Breakfast passed with little conversation. Sam checked his watch and within minutes all four headed back to the Marriott. They stepped from the elevator and made their way single file to the SoCal Exports office.

“Any calls, Marcie?” Sam asked.

“No calls,” Marcie replied. “But there was a note under the door. I put it on your desk.”

Bell hung back for a chat with Marcie as Blake and Dal followed Sam into his office.

Sam eyed the envelope with hesitancy and then raised his eyes to Blake and said, “Why am I feeling paranoid about opening this?”

He slit the envelope open, peeked down and pulled three airline tickets.

“Sam?” Dal probed.

“Sam, you okay?” Blake queried.

“Yeah.”

Blake asked, “Danzig’s little vacation package, huh?”

“Yeah, three airline tickets,” and he passed one to each.

“Well, well, well,” Blake sighed, “and I thought it was all a f*ckin’ nightmare.”

Sam unfolded a foolscap page and read in silence.

“What’s up?” Dal inquired. “It’s from one of those two crazy motherf*ckers, right?”

Blake sat on the edge of Sam’s desk and rubbed both palms hard into his eye sockets.

“Los Angeles International at ten o’clock tonight,” Sam said. “You fly out for Zurich, arrive tomorrow at four. Not too bad – a five star hotel.”

“Jesus Christ, Sam,” Blake said cynically. “They put all this together overnight?”

Sam studied the note further then raised his eyes to the ceiling. “Overnight?” he chuckled. “These people transport humans through wormholes in the universe. You really think booking flights to Switzerland while we’re sleeping would be a stretch?”

Blake and Dal glanced at Bellinger who was also staring at the ceiling.

“At eight tonight,” Sam groaned. “I’ll have the three of you at LAX.”

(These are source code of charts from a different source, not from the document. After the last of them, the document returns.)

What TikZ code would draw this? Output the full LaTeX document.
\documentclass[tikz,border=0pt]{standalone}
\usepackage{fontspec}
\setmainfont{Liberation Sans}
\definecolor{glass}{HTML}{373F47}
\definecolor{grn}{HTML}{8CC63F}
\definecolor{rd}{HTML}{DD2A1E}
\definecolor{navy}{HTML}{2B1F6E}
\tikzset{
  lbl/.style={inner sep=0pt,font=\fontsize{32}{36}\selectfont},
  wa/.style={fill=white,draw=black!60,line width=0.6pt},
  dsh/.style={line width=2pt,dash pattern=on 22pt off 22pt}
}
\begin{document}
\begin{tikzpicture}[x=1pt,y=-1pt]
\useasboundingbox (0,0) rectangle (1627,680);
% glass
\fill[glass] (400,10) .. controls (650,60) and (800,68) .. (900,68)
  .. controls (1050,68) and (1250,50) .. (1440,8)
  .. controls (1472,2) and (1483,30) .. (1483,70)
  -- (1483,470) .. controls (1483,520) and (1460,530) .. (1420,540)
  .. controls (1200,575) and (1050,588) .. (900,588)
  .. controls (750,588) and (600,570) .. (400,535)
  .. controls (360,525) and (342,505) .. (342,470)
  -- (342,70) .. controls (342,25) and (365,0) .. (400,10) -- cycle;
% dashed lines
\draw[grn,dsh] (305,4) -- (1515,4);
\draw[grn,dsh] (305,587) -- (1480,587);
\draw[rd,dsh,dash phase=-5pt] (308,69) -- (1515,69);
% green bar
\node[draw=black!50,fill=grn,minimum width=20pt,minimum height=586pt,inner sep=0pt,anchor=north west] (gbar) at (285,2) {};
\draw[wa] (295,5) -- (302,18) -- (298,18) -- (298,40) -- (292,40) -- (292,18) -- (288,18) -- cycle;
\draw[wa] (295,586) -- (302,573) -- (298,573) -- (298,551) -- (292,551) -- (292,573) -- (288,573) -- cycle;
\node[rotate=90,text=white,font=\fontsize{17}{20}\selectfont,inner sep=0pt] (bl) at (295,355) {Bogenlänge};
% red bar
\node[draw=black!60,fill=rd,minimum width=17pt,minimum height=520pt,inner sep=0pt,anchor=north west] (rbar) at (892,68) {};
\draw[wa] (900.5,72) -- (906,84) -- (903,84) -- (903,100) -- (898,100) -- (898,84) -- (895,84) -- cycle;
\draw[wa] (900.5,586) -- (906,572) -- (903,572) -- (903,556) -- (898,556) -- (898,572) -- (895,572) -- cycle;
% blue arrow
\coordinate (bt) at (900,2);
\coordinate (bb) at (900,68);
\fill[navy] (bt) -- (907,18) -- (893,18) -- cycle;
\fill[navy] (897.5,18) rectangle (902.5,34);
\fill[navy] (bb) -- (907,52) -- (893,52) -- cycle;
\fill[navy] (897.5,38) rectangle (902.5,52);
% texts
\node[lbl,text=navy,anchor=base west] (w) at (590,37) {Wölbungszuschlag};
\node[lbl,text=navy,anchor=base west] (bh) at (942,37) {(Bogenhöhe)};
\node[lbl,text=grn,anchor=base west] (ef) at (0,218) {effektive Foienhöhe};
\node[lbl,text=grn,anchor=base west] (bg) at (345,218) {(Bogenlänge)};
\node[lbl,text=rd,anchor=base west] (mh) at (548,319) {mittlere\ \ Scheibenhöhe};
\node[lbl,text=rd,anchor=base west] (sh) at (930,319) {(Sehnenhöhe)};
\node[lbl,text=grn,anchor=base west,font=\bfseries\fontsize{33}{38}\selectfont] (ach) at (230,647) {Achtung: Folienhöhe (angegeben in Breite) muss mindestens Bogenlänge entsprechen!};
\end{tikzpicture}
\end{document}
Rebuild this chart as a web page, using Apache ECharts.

Marcie tapped on the door. “Excuse me, Sam, I just had the weirdest call, a Doctor Drummond. He was asking for you. He wouldn’t stop rambling, didn’t take a breath. I tried to say can you hold but I couldn’t slide the words in edgeways.” Her hand covered her mouth as she suppressed a slight giggle. “He had a heavy accent, Scottish I believe. I could hardly follow what he was saying. To make matters worse we had a bad line.”

Sam tilted his head, parrot fashion. “Was he calling from LA?”

She gave him an inquisitive look. “It’s the strangest thing. He said he was calling from Zurich, something about finding a note, a note written to you from Drew. He mentioned something about the pier, the pier here in Santa Monica.”

Sam threw Blake a quizzical face. “You recall leaving a note for me in Switzerland?”

“Hmm. I was skiing in Geneva about eighteen months back,” Blake replied. “But no, I didn’t leave any note.”